During a sexual drought, an ex-girlfriend can look like a tall glass of water. You’re thirsty, she’s available, and she smells just as nice as she used to. She probably even feels just as nice as she used to. But all of her appeal is a mirage. The fact that you love your ex, you miss your ex, or that you are miserable without your ex is never a good reason to get back together.
Your mind will trick you into thinking anything just to avoid the pain of breakup. So, I won’t believe anything that your mind that tells you after the breakup.
She treated you like crap
You know those girl friends of yours who keep running back to their slimy ex because the sex is good, the ones who leave you shaking your head and repeating the same advice over and over again? You’d be surprised how often that person is actually a man. Women aren’t always the innocent party when a relationship falls apart. Sometimes it’s her unyielding iron fist that made it crumble.
It makes you look desperate
People hate to say this, but sex can carry an element of power. It can be used as a weapon, in this case, of self-destruction. If she left you, and you go back to her for a few rounds of bump and grind, even if you tell her it means nothing (and it really does mean nothing), she will still have the smug satisfaction of knowing it was so good you came crawling back for it. Don’t give her that, because we both know she doesn’t deserve it.
One or both of you is dating someone else
Really? You’re going to taint a perfectly good, new relationship to have another taste of Ms. Old Thing over there? In what alternate universe is that the sensical thing to do? If we were near you right now, we’d slap you.
You broke up with her
You broke her heart once, asshole, are you really going to do it again? When she bursts into tears mid-orgasm, we’re not even going to feel bad for you. We’ll just laugh, because really, you should have known better than to toy with her emotions.
She broke up with you
Being flawed human beings (all of us), we tend to misread signals in our favor. You may think this is a cool move because you’re so over how she suddenly woke up one day and just stopped loving you (out of nowhere!), but she will see it a final play to win back her affections. And really, if you search within yourself, you might find that she’s right. Just say no to using your penis to win a woman back. For one, it won’t work. And truly, you (and your penis) deserve better.
You’re not on the same page
Hooking up with an ex is like walking into a burning house and expecting to leave without a burn, or at the very least, a serious case of smoke inhalation. It’s just not going to happen. Chances are, you won’t be on the same page. You’ll have good intentions (“Sex and just sex!”, you’ll swear to one another), but things will inevitably get awkward and messy.

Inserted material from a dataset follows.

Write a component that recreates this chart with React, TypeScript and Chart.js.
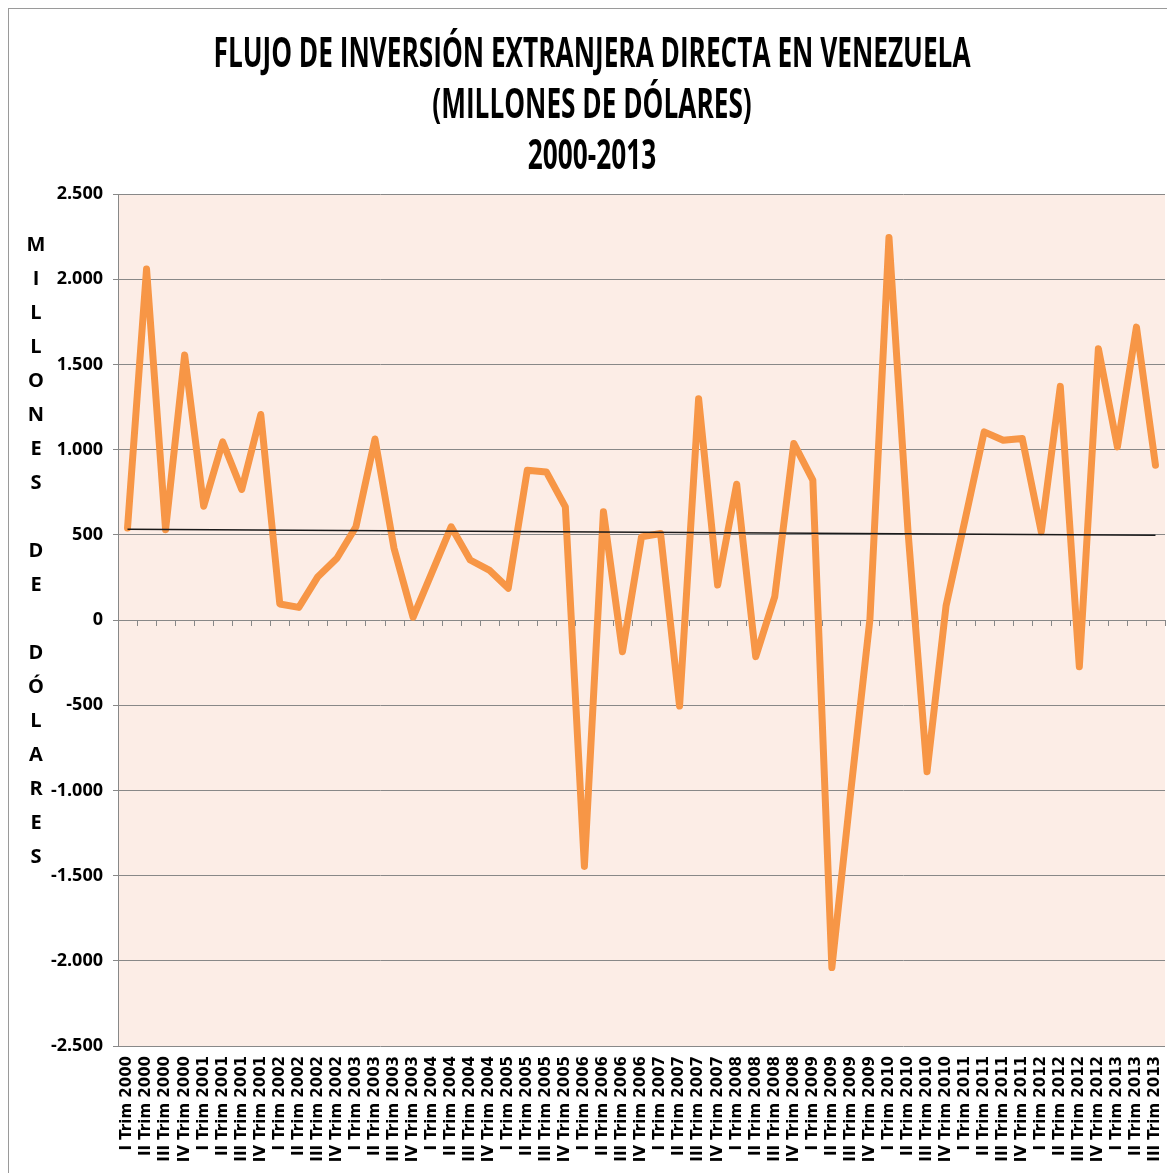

You won’t be as over her as you think you are, or she won’t be as over you as she’d like to be, and before you know it, you’ve fully unearthed all of the issues you took months to bury, and one or both of you end up hurt. Don’t willingly get entangled in that web. Walk away—we repeat—walk away.
It’s not Healthy
Look at you, you’re a hard-working, responsible guy. You take your vitamins (two different kinds!), you floss, and you jog even though it makes you feel like your knees are going to fall off. Why then would you go and do something as unhealthy as hooking up with your ex? Seems kinda counterintuitive, doesn’t it?

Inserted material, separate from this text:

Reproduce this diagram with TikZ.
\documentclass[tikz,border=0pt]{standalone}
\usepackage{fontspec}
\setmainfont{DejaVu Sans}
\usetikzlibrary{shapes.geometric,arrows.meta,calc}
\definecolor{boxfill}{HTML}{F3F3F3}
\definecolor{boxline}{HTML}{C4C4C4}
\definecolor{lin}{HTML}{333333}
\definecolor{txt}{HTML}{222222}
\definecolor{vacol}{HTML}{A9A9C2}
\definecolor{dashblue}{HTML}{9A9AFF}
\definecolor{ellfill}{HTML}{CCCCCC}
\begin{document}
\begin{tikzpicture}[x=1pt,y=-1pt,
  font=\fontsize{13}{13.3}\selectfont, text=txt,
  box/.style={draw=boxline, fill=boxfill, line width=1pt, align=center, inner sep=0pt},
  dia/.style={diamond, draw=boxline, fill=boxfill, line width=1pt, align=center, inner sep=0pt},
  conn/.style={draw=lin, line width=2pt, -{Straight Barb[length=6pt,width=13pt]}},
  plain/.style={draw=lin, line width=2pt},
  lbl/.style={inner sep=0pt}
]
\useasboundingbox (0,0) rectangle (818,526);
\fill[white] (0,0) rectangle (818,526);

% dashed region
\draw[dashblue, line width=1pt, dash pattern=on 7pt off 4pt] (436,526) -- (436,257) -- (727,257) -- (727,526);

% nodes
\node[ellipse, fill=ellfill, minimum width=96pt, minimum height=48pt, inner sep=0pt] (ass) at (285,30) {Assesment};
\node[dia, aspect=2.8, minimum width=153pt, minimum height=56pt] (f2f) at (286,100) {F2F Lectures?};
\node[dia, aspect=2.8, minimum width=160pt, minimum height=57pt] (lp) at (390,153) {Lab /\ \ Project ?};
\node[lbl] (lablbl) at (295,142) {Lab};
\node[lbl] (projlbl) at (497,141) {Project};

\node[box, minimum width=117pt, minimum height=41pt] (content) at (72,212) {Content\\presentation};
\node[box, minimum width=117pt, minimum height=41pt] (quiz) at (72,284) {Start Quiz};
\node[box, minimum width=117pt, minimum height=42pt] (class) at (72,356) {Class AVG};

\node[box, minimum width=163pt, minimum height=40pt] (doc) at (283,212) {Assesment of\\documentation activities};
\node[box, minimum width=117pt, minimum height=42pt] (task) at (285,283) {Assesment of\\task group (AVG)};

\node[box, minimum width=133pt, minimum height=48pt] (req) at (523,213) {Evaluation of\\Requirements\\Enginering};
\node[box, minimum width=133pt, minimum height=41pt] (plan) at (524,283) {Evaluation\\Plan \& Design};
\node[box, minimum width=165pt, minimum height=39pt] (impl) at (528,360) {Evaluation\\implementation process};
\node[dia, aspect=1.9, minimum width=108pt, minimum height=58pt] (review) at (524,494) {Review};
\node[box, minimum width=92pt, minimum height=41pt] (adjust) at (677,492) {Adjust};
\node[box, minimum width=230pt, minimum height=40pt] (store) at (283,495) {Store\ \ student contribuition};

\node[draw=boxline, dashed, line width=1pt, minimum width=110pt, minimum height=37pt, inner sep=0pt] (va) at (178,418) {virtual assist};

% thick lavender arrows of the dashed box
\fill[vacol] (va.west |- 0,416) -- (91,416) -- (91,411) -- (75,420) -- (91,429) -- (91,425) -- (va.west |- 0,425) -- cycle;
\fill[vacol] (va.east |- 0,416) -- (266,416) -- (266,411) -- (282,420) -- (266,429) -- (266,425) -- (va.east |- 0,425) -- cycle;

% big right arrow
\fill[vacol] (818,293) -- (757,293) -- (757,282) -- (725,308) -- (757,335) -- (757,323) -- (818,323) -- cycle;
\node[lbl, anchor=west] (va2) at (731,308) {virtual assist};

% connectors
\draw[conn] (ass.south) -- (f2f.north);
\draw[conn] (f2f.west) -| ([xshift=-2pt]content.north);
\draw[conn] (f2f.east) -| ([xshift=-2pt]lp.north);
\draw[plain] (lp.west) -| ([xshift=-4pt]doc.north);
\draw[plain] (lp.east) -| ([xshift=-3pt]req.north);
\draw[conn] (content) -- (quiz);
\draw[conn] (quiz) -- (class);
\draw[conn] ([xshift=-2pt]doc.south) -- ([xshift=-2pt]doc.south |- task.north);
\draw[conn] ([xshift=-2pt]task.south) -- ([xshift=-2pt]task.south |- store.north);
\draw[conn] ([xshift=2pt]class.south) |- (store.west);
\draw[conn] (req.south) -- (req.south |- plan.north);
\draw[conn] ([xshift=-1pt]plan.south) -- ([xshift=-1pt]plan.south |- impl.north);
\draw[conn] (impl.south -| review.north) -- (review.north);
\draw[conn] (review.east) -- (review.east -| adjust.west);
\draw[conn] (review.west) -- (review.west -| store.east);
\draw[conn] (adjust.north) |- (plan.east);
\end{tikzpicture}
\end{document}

A smart, well-adjusted dude wouldn’t invite drama into this life and willingly disrupt his mental serenity. Sex with an attractive woman is wonderful, but this one happens to come with as many strings as there are strands of hair attached to her head. Despite your best intentions, getting naked together will trudge up all of those memories the ugly ones, the beautiful ones, and the really ugly ones. Give your ex a hug, wish her well, and be on your way, because in the end, that’s the best decision you can make for your mental health.